For me, the contemporary Pont d'Iéna summons an artistic concept associated with Georges Perec and Paul Virilio, "l'infra-ordinaire."  "The infra-ordinary" for them is the opposite of the extraordinary—it is the everyday world as it escapes attention, the banal as it constitutes the elemental structure of life, even its essence.  The Pont d'Iéna seems to me exactly this, the fulcrum of the collective urban ordinary.  Where Perec set out to inventory infra-ordinary reality, for example in his short 1974 text An Attempt at Exhausting a Place in Paris—a jewel of a book, one of my favorites of his oeuvre—my inclination is the reverse.  With a camera, I am interested in the infra-ordinary's ephemerality, its fragmentariness, its chaotic micro-sociality.  It is one thing, after all, to practice photography in the idiom of analysis, another thing to practice it in the idiom of encounter, just as there is a difference between the ways photographs arrest appearances—bracketing time into instants—and the ways they release appearances across the flow of time's movements.  And, too, there is the tension, apparent in most photographs, between the ways photographs receive things as they are, and the ways they manufacture the ways things appear to be, often in the name of naive reception.  It seems, in other words, entirely appropriate for someone interested in how photography throws philosophical vectors about the nature of perception—to photograph at a vector-crossed site like the Pont d'Iéna. 

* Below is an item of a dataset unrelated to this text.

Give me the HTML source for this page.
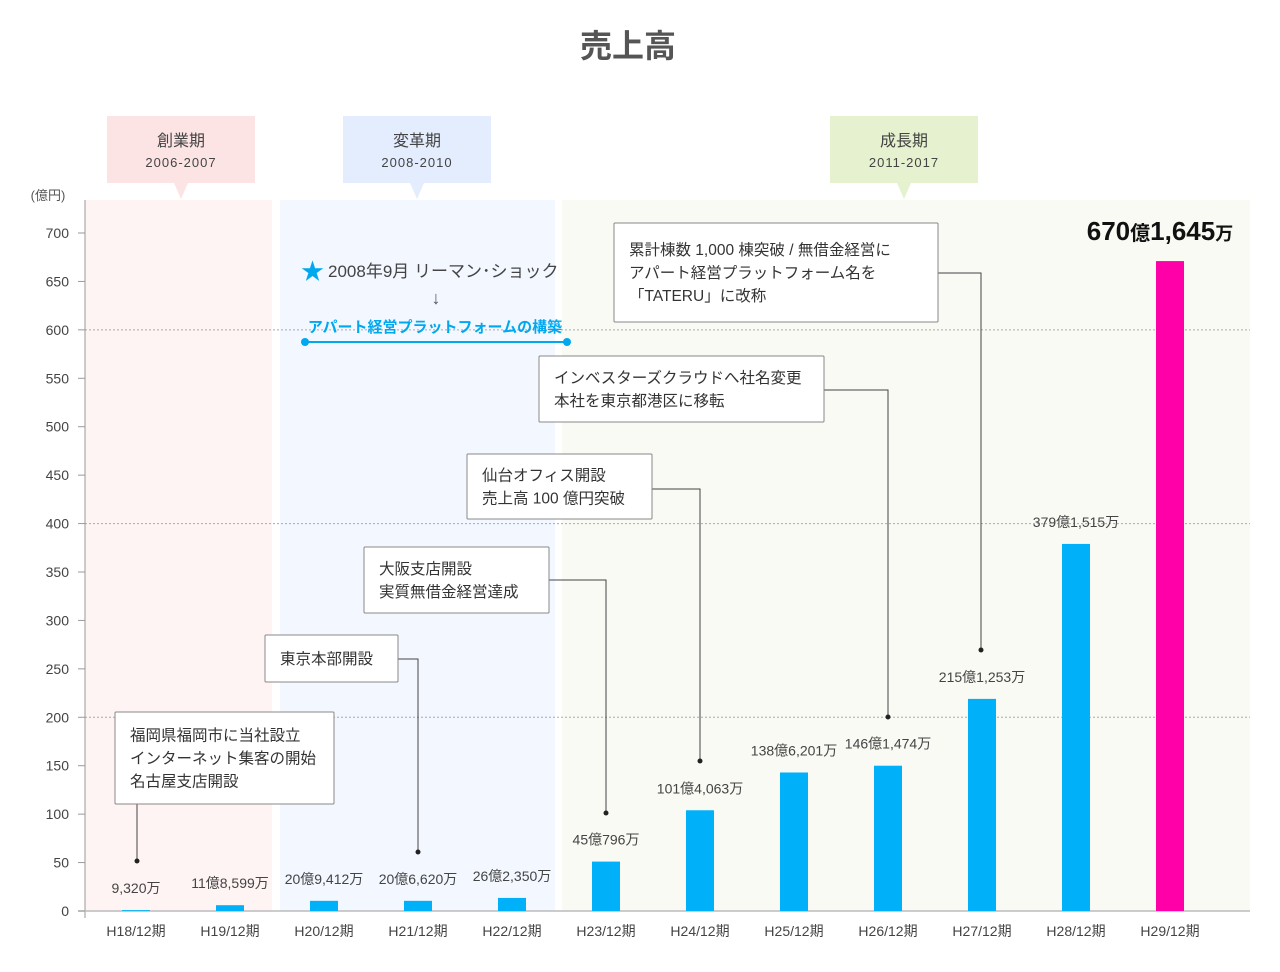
<!DOCTYPE html>
<html><head><meta charset="utf-8"><style>
body{margin:0;background:#fff;font-family:"Liberation Sans","Noto Sans CJK JP",sans-serif;}
svg text{font-family:"Liberation Sans","Noto Sans CJK JP",sans-serif;}
</style></head><body>
<svg id="c" width="1280" height="967" xmlns="http://www.w3.org/2000/svg">
<text x="628" y="57" text-anchor="middle" font-size="32" font-weight="bold" fill="#555">売上高</text>
<rect x="85" y="200" width="187" height="711" fill="#fff4f4"/>
<rect x="280" y="200" width="275" height="711" fill="#f3f7ff"/>
<rect x="562" y="200" width="688" height="711" fill="#f9faf4"/>
<g>
<rect x="107" y="116" width="148" height="67" fill="#fde4e4"/><path d="M174 183 L181 199 L188 183Z" fill="#fde4e4"/>
<text x="181" y="146" text-anchor="middle" font-size="16" fill="#444">創業期</text>
<text x="181" y="167" text-anchor="middle" font-size="13" fill="#444" letter-spacing="1">2006-2007</text></g>
<g>
<rect x="343" y="116" width="148" height="67" fill="#e3edfd"/><path d="M410 183 L417 199 L424 183Z" fill="#e3edfd"/>
<text x="417" y="146" text-anchor="middle" font-size="16" fill="#444">変革期</text>
<text x="417" y="167" text-anchor="middle" font-size="13" fill="#444" letter-spacing="1">2008-2010</text></g>
<g>
<rect x="830" y="116" width="148" height="67" fill="#e6f1cf"/><path d="M897 183 L904 199 L911 183Z" fill="#e6f1cf"/>
<text x="904" y="146" text-anchor="middle" font-size="16" fill="#444">成長期</text>
<text x="904" y="167" text-anchor="middle" font-size="13" fill="#444" letter-spacing="1">2011-2017</text></g>
<text x="48" y="200" text-anchor="middle" font-size="13" fill="#555">(億円)</text>
<g id="grid"></g><g id="axes"></g><g id="bars"></g>
<g>
<text x="301" y="279" font-size="23" fill="#00a8f0">★</text>
<text x="328" y="277" font-size="17" fill="#444">2008年9月 リーマン･ショック</text>
<text x="436" y="304" text-anchor="middle" font-size="18" fill="#555">↓</text>
<text x="435" y="332" text-anchor="middle" font-size="15" font-weight="bold" fill="#00a8f0">アパート経営プラットフォームの構築</text>
<line x1="305" y1="342" x2="567" y2="342" stroke="#00a8f0" stroke-width="2"/>
<circle cx="305" cy="342" r="4" fill="#00a8f0"/><circle cx="567" cy="342" r="4" fill="#00a8f0"/></g>
<g id="notes" font-size="15.5" fill="#333"></g>
<text x="1160" y="240" text-anchor="middle" fill="#111" font-weight="bold"><tspan font-size="26">670</tspan><tspan font-size="20">億</tspan><tspan font-size="26">1,645</tspan><tspan font-size="18">万</tspan></text>
</svg>
<script>
const categories=["H18/12期","H19/12期","H20/12期","H21/12期","H22/12期","H23/12期","H24/12期","H25/12期","H26/12期","H27/12期","H28/12期","H29/12期"];
const sales=[0.9,6,10.5,10.5,13.5,51,104,143,150,219,379,671];
const valueLabels=["9,320万","11億8,599万","20億9,412万","20億6,620万","26億2,350万","45億796万","101億4,063万","138億6,201万","146億1,474万","215億1,253万","379億1,515万",""];
const yTicks=[0,50,100,150,200,250,300,350,400,450,500,550,600,650,700];
const gridVals=[200,400,600];
const NS="http://www.w3.org/2000/svg";
const y=v=>911-v*(678/700);
const x=i=>136+i*94;
function mk(p,t,a){const e=document.createElementNS(NS,t);for(const k in a)e.setAttribute(k,a[k]);p.appendChild(e);return e;}
const grid=document.getElementById('grid'),axes=document.getElementById('axes'),bars=document.getElementById('bars');
gridVals.forEach(v=>{const l=mk(grid,'line',{x1:85,x2:1250,y1:y(v),y2:y(v),stroke:'#aaa','stroke-dasharray':'2,2'});

});
const ya=mk(axes,'line',{x1:85,x2:85,y1:200,y2:918,stroke:'#999'});


const xa=mk(axes,'line',{x1:78,x2:1250,y1:911,y2:911,stroke:'#bbb','stroke-width':1.5});


yTicks.forEach(v=>{mk(axes,'line',{x1:78,x2:85,y1:y(v),y2:y(v),stroke:'#999'});
const t=mk(axes,'text',{x:69,y:y(v)+5,'text-anchor':'end','font-size':14,fill:'#444'});t.textContent=v;

});
categories.forEach((c,i)=>{
const r=mk(bars,'rect',{x:x(i)-14,y:y(sales[i]),width:28,height:911-y(sales[i]),fill:i==11?'#ff00a8':'#00b0f8'});


const t=mk(axes,'text',{x:x(i),y:936,'text-anchor':'middle','font-size':14,fill:'#444'});t.textContent=c;


if(valueLabels[i]){const lb=mk(bars,'text',{x:x(i),y:y(sales[i])-17,'text-anchor':'middle','font-size':14,fill:'#444'});lb.textContent=valueLabels[i];

}});
const notes=document.getElementById('notes');
const noteDefs=[
{b:[115,712,219,92],lines:["福岡県福岡市に当社設立","インターネット集客の開始","名古屋支店開設"],path:"M137 804 L137 861",dot:[137,861]},
{b:[265,635,133,47],lines:["東京本部開設"],path:"M398 659 L418 659 L418 852",dot:[418,852]},
{b:[364,547,185,66],lines:["大阪支店開設","実質無借金経営達成"],path:"M549 580 L606 580 L606 813",dot:[606,813]},
{b:[467,454,185,65],lines:["仙台オフィス開設","売上高 100 億円突破"],path:"M652 489 L700 489 L700 761",dot:[700,761]},
{b:[539,356,285,66],lines:["インベスターズクラウドへ社名変更","本社を東京都港区に移転"],path:"M824 390 L888 390 L888 717",dot:[888,717]},
{b:[614,223,324,99],lines:["累計棟数 1,000 棟突破 / 無借金経営に","アパート経営プラットフォーム名を","「TATERU」に改称"],path:"M938 273 L981 273 L981 650",dot:[981,650]}];
noteDefs.forEach(n=>{const g=mk(notes,'g',{});


mk(g,'path',{d:n.path,stroke:'#444',fill:'none'});mk(g,'circle',{cx:n.dot[0],cy:n.dot[1],r:2.5,fill:'#222'});
mk(g,'rect',{x:n.b[0],y:n.b[1],width:n.b[2],height:n.b[3],fill:'#fff',stroke:'#888',rx:1});
const h=n.b[3],k=n.lines.length,top=n.b[1]+(h-k*23)/2+17;
n.lines.forEach((s,j)=>{const t=mk(g,'text',{x:n.b[0]+15,y:top+j*23});t.textContent=s;});});
</script>
</body></html>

It seems only right to inflect my photographs made on (and at either end of) the Pont d'Iéna with images made in other eras of the site's urban life.  The internet nests a range of postcards and vernacular photographs from the decades, some showing the old Trocadéro Palace where the Palais de Chaillot now stands, some showing the bridge under reconstruction in the 1930s, some from the time of the Universal Exposition in 1900.  The oldest, and to me most beguiling image, is an 1866 oil painting by Berthe Morisot, from the time before the Eiffel Tower, and a vantage on the Seine before its full embankment.  If Paris' subtle body is at least in part the spectral effluence of its photographs in time, including the snapshots and selfies that people make continuously on the Pont d'Iéna today—an effluence we can liken, perhaps, to the current moving below the bridge—it is Morisot's vision of the Pont d'Iéna that seems the bridge's own self-dreaming and its future idyll.  Walking the bridge and lingering it, in summer and in winter, I ask in the way I can, by way of photographs:  is there a more vivid crossing of Paris' peoples—its residents and visitors, locals and migrants?  And in that vividness, is there a better fathom of how the city flows through its peoples, and how they tacitly consent to be thought by the city?  Is there a better place to study how the city agrees to surrender its grandest self-proclamations to its own infra-ordinary?  And where, if we finally reach the crux of the infra-ordinary, does memory shelter?  And where in the place that memory shelters does imagination cast its prospects?